Look below. Copy each line that has "this" in it.

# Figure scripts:
--- BEGIN ---

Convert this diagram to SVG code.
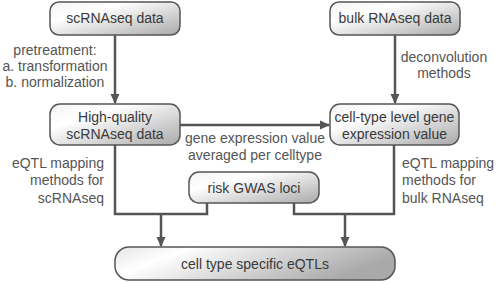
<svg xmlns="http://www.w3.org/2000/svg" width="498" height="283" viewBox="0 0 498 283">
<defs>
<linearGradient id="g" x1="0" y1="0" x2="1" y2="1">
<stop offset="0" stop-color="#f4f4f4"/>
<stop offset="0.3" stop-color="#ffffff"/>
<stop offset="1" stop-color="#a9a9a9"/>
</linearGradient>
<linearGradient id="g2" x1="0" y1="0" x2="1" y2="0.3">
<stop offset="0" stop-color="#e6e6e6"/>
<stop offset="0.25" stop-color="#ffffff"/>
<stop offset="1" stop-color="#a9a9a9"/>
</linearGradient>
<marker id="ah" markerWidth="10" markerHeight="10" refX="9" refY="5" orient="auto" markerUnits="userSpaceOnUse">
<path d="M0,0.5 L10,5 L0,9.5 Z" fill="#555"/>
</marker>
</defs>
<style>
.box{fill:url(#g);stroke:#555;stroke-width:1.5}
.nt{font-family:"Liberation Sans",Arial,sans-serif;font-size:14px;fill:#3a3a3a;text-anchor:middle}
.lb{font-family:"Liberation Sans",Arial,sans-serif;font-size:14px;fill:#555}
.c{fill:none;stroke:#555;stroke-width:2.5}
</style>
<rect width="498" height="283" fill="#fff"/>
<g id="connectors">
<line class="c" x1="115" y1="35" x2="115" y2="103" marker-end="url(#ah)"/>
<line class="c" x1="395" y1="35" x2="395" y2="103" marker-end="url(#ah)"/>
<line class="c" x1="180" y1="125" x2="329" y2="125" marker-end="url(#ah)"/>
<path class="c" d="M115,145 V214 H207 V203"/>
<path class="c" d="M394,145 V214 H294 V203"/>
<line class="c" x1="161" y1="214" x2="161" y2="246" marker-end="url(#ah)"/>
<line class="c" x1="345" y1="214" x2="345" y2="246" marker-end="url(#ah)"/>
</g>
<g id="labels">
<text class="lb" text-anchor="middle"><tspan x="55" y="55">pretreatment:</tspan><tspan x="55" y="71">a. transformation</tspan><tspan x="55" y="87">b. normalization</tspan></text>
<text class="lb" text-anchor="middle"><tspan x="444" y="62">deconvolution</tspan><tspan x="444" y="78">methods</tspan></text>
<text class="lb" text-anchor="middle"><tspan x="255" y="143">gene expression value</tspan><tspan x="255" y="160">averaged per celltype</tspan></text>
<text class="lb" text-anchor="end"><tspan x="104" y="168">eQTL mapping</tspan><tspan x="104" y="185">methods for</tspan><tspan x="104" y="203">scRNAseq</tspan></text>
<text class="lb" text-anchor="start"><tspan x="402" y="168">eQTL mapping</tspan><tspan x="402" y="185">methods for</tspan><tspan x="402" y="203">bulk RNAseq</tspan></text>
</g>
<g id="n1">
<rect class="box" x="50" y="2" width="130" height="33" rx="9"/>
<text class="nt" x="115" y="23">scRNAseq data</text>
</g>
<g id="n2">
<rect class="box" x="330" y="2" width="130" height="33" rx="9"/>
<text class="nt" x="395" y="23">bulk RNAseq data</text>
</g>
<g id="n3">
<rect class="box" x="50" y="104" width="130" height="41" rx="10"/>
<text class="nt"><tspan x="115" y="122">High-quality</tspan><tspan x="115" y="139">scRNAseq data</tspan></text>
</g>
<g id="n4">
<rect class="box" x="330" y="104" width="129" height="41" rx="10"/>
<text class="nt"><tspan x="394.5" y="122">cell-type level gene</tspan><tspan x="394.5" y="139">expression value</tspan></text>
</g>
<g id="n5">
<rect class="box" x="189" y="172" width="130" height="31" rx="10"/>
<text class="nt" x="254" y="193">risk GWAS loci</text>
</g>
<g id="n6">
<rect class="box" style="fill:url(#g2)" x="115" y="247" width="280" height="33" rx="14"/>
<text class="nt" x="255" y="269">cell type specific eQTLs</text>
</g>
</svg>
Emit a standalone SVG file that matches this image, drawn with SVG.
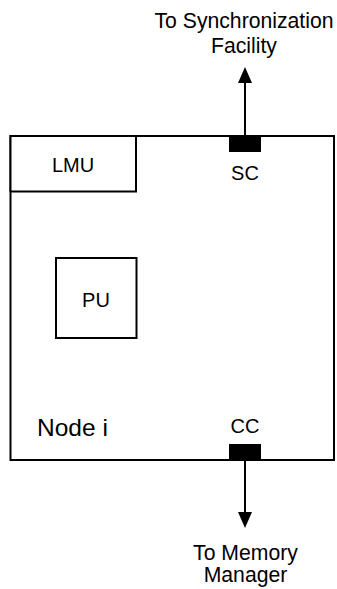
<svg xmlns="http://www.w3.org/2000/svg" width="337" height="589" viewBox="0 0 337 589">
  <style>
    .box { fill: #ffffff; stroke: #000000; stroke-width: 2; }
    .port { fill: #000000; stroke: none; }
    .conn { stroke: #000000; stroke-width: 2; fill: none; }
    text { font-family: "Liberation Sans", Arial, Helvetica, sans-serif; fill: #000000; }
    .lbl { font-size: 20px; text-anchor: middle; }
    .ext { font-size: 21.2px; text-anchor: middle; }
    .big { font-size: 24.5px; }
  </style>
  <defs>
    <marker id="arrow" viewBox="0 0 16 14" refX="13" refY="7" markerWidth="16" markerHeight="14" markerUnits="userSpaceOnUse" orient="auto">
      <path d="M0,0 L16,7 L0,14 Z" fill="#000000"/>
    </marker>
  </defs>
  <rect width="337" height="589" fill="#ffffff"/>

  <g id="node-i">
    <rect class="box" x="10.5" y="136" width="323.5" height="324"/>
    <text class="big" x="37" y="436">Node i</text>
  </g>

  <g id="lmu">
    <rect class="box" x="10.5" y="136" width="125.5" height="55.5"/>
    <text class="lbl" x="73" y="172">LMU</text>
  </g>

  <g id="pu">
    <rect class="box" x="56" y="258" width="80.5" height="80"/>
    <text class="lbl" x="96" y="307">PU</text>
  </g>

  <g id="sc">
    <rect class="port" x="229" y="136" width="32" height="16"/>
    <text class="lbl" x="245" y="180">SC</text>
  </g>

  <g id="cc">
    <rect class="port" x="229" y="444" width="32" height="16"/>
    <text class="lbl" x="245" y="433">CC</text>
  </g>

  <g id="sync-label">
    <text class="ext" x="244" y="28">To Synchronization</text>
    <text class="ext" x="244" y="53">Facility</text>
  </g>

  <g id="mem-label">
    <text class="ext" x="245.5" y="560">To Memory</text>
    <text class="ext" x="245.5" y="582">Manager</text>
  </g>

  <g id="connectors">
    <line class="conn" x1="245" y1="136" x2="245" y2="70" marker-end="url(#arrow)"/>
    <line class="conn" x1="245" y1="460" x2="245" y2="525" marker-end="url(#arrow)"/>
  </g>
</svg>
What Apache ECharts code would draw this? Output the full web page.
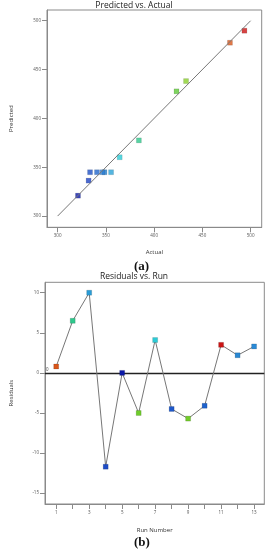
<!DOCTYPE html>
<html><head><meta charset="utf-8">
<script src="https://cdn.jsdelivr.net/npm/echarts@6/dist/echarts.min.js"></script>
<style>html,body{margin:0;padding:0;background:#fff}#c{width:268px;height:550px}</style>
</head><body><div id="c"></div>
<script>
// ---- Data: Predicted vs. Actual ----
const actual    = [493.6, 478.6, 433.1, 423.2, 384.2, 364.3, 355.4, 348.6, 346.6, 340.8, 333.6, 332.1, 321.1];
const predicted = [489.8, 477.5, 438.2, 427.7, 377.5, 360.2, 344.9, 344.9, 344.9, 344.9, 344.9, 336.3, 320.9];
const pvaColors = ['#cc1414','#d8561a','#8ad02a','#5ec838','#2ec88c','#2ccbd6','#2aa2d8','#2a86d2','#2a7ad0','#2266cc','#1e50c6','#1e44c2','#0a18a8'];
const fitX = [300, 500];
const fitY = [300, 500];
const pvaTicks = [300, 350, 400, 450, 500];

// ---- Data: Residuals vs. Run ----
const runs      = [1, 2, 3, 4, 5, 6, 7, 8, 9, 10, 11, 12, 13];
const residuals = [0.8, 6.5, 10.0, -11.7, 0.0, -5.0, 4.1, -4.5, -5.7, -4.1, 3.5, 2.2, 3.3];
const runColors = ['#d8561a','#2ec88c','#2a9cd6','#1e4cc6','#0a18a8','#6ecc2a','#2ccbd6','#1e58ca','#72cc2a','#1e62cc','#cc1414','#2a88d2','#2a8ad6'];
const runTicks  = [1,2,3,4,5,6,7,8,9,10,11,12,13];
const runLabels = [1,3,5,7,9,11,13];
const resTicks  = [-15, -10, -5, 0, 5, 10];

const chart = echarts.init(document.getElementById('c'), null, {renderer:'canvas'});
const FONT = 'Open Sans';
const axisGray = '#8a8a8a';
const tickLabel = {fontSize: 4.5, color: '#555', fontFamily: FONT, margin: 6};
function valAxis(extra){
  return Object.assign({
    type:'value', scale:true,
    axisLine:{show:true, onZero:false, lineStyle:{color:axisGray, width:1}},
    axisTick:{show:true, length:5, lineStyle:{color:axisGray}},
    splitLine:{show:false},
    nameLocation:'middle',
    nameTextStyle:{fontSize:6, color:'#333', fontFamily:FONT}
  }, extra);
}

chart.setOption({
  animation:false,
  backgroundColor:'#fff',
  title:[
    {text:'Predicted vs. Actual', left:'center', top:-4, textStyle:{fontSize:8.5, fontWeight:'normal', color:'#222', fontFamily:FONT}},
    {text:'(a)', left:129, top:255, textStyle:{fontSize:13, fontWeight:'bold', color:'#111', fontFamily:'Liberation Serif'}},
    {text:'Residuals vs. Run', left:'center', top:267.5, textStyle:{fontSize:8.5, fontWeight:'normal', color:'#222', fontFamily:FONT}},
    {text:'(b)', left:129, top:531, textStyle:{fontSize:13, fontWeight:'bold', color:'#111', fontFamily:'Liberation Serif'}}
  ],
  grid:[
    {left:45, top:10, width:216.7, height:217.3, show:true, borderColor:axisGray, borderWidth:1},
    {left:42.3, top:282.3, width:222, height:221.7, show:true, borderColor:axisGray, borderWidth:1}
  ],
  xAxis:[
    valAxis({gridIndex:0, min:289, max:511.5, name:'Actual', nameGap:22,
      axisTick:{show:true, length:5, lineStyle:{color:axisGray}, customValues:pvaTicks},
      axisLabel:Object.assign({customValues:pvaTicks}, tickLabel)}),
    valAxis({gridIndex:1, min:0.32, max:13.62, name:'Run Number', nameGap:23,
      axisTick:{show:true, length:5, lineStyle:{color:axisGray}, customValues:runTicks},
      axisLabel:Object.assign({customValues:runLabels}, tickLabel)})
  ],
  yAxis:[
    valAxis({gridIndex:0, min:288.5, max:511, name:'Predicted', nameGap:33,
      axisTick:{show:true, length:5, lineStyle:{color:axisGray}, customValues:pvaTicks},
      axisLabel:Object.assign({customValues:pvaTicks}, tickLabel)}),
    valAxis({gridIndex:1, min:-16.35, max:11.3, name:'Residuals', nameGap:31,
      axisTick:{show:true, length:5, lineStyle:{color:axisGray}, customValues:resTicks},
      axisLabel:Object.assign({customValues:resTicks}, tickLabel)})
  ],
  series:[
    {type:'line', xAxisIndex:0, yAxisIndex:0, showSymbol:false, silent:true,
      data: fitX.map((x,i)=>[x, fitY[i]]),
      lineStyle:{color:'#777', width:1}},
    {type:'scatter', xAxisIndex:0, yAxisIndex:0, symbol:'rect', symbolSize:5,
      data: actual.map((a,i)=>({value:[a, predicted[i]], itemStyle:{color:pvaColors[i], borderColor:'rgba(0,0,0,0.25)', borderWidth:0.5}}))},
    {type:'line', xAxisIndex:1, yAxisIndex:1, symbol:'rect', symbolSize:5, showAllSymbol:true,
      lineStyle:{color:'#777', width:1},
      data: runs.map((r,i)=>({value:[r, residuals[i]], itemStyle:{color:runColors[i], borderColor:'rgba(0,0,0,0.25)', borderWidth:0.5}})),
      markLine:{silent:true, symbol:'none', z:1,
        lineStyle:{color:'#222', width:1.3, type:'solid'},
        label:{show:true, position:'insideStartTop', formatter:'0', fontSize:4.5, color:'#555', distance:[1,1]},
        data:[{yAxis:0}]}
    }
  ]
});
</script></body></html>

--- END ---

# SOLUTION:
Convert this diagram to SVG code.
Emit a standalone SVG file that matches this image, drawn with SVG.
What Apache ECharts code would draw this? Output the full web page.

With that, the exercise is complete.